Written task: Collect the lines of the entries where "with" shows up.

Exercise input:
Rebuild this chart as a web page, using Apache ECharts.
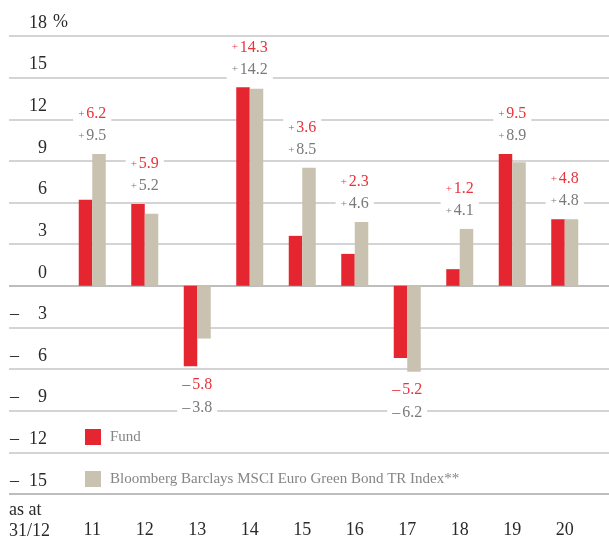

---

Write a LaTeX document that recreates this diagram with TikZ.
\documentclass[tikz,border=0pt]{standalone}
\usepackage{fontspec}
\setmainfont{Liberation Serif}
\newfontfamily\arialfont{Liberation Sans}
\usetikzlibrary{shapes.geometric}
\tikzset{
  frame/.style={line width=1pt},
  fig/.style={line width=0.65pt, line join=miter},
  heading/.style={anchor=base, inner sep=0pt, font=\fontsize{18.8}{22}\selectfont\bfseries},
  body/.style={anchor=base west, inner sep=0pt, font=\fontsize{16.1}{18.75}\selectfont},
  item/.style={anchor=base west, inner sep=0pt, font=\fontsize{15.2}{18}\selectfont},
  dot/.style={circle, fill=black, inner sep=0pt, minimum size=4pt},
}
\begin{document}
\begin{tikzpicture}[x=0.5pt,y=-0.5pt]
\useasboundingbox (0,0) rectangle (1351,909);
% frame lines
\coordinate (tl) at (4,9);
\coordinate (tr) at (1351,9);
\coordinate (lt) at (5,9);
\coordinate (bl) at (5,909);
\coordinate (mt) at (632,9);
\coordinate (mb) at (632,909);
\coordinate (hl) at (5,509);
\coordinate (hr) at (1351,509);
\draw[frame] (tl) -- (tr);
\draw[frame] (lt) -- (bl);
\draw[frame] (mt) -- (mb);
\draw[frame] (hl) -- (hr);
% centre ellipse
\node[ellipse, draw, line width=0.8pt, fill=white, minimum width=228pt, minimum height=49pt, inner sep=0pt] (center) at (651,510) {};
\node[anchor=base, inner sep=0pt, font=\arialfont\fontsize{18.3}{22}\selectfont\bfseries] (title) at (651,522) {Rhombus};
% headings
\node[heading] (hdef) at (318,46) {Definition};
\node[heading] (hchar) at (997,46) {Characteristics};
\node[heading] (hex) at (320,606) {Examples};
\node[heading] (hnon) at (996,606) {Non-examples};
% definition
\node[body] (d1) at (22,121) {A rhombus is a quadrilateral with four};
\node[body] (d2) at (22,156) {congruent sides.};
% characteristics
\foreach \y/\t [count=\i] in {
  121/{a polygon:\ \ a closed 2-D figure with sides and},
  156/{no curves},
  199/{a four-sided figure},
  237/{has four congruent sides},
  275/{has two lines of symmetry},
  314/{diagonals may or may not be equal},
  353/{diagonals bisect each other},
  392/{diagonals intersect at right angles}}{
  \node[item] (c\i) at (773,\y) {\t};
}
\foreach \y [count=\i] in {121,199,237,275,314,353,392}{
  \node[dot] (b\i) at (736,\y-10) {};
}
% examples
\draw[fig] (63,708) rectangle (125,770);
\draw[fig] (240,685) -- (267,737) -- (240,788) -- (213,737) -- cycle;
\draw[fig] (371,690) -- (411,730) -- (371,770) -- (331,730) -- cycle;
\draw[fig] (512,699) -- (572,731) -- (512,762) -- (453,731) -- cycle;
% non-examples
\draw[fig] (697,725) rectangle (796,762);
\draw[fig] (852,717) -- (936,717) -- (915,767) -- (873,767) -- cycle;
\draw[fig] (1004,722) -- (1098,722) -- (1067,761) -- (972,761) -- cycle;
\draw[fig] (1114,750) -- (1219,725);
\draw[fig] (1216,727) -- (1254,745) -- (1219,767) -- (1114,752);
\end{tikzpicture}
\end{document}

Exercise result:
Write a LaTeX document that recreates this diagram with TikZ.
\node[body] (d1) at (22,121) {A rhombus is a quadrilateral with four};
  121/{a polygon:\ \ a closed 2-D figure with sides and},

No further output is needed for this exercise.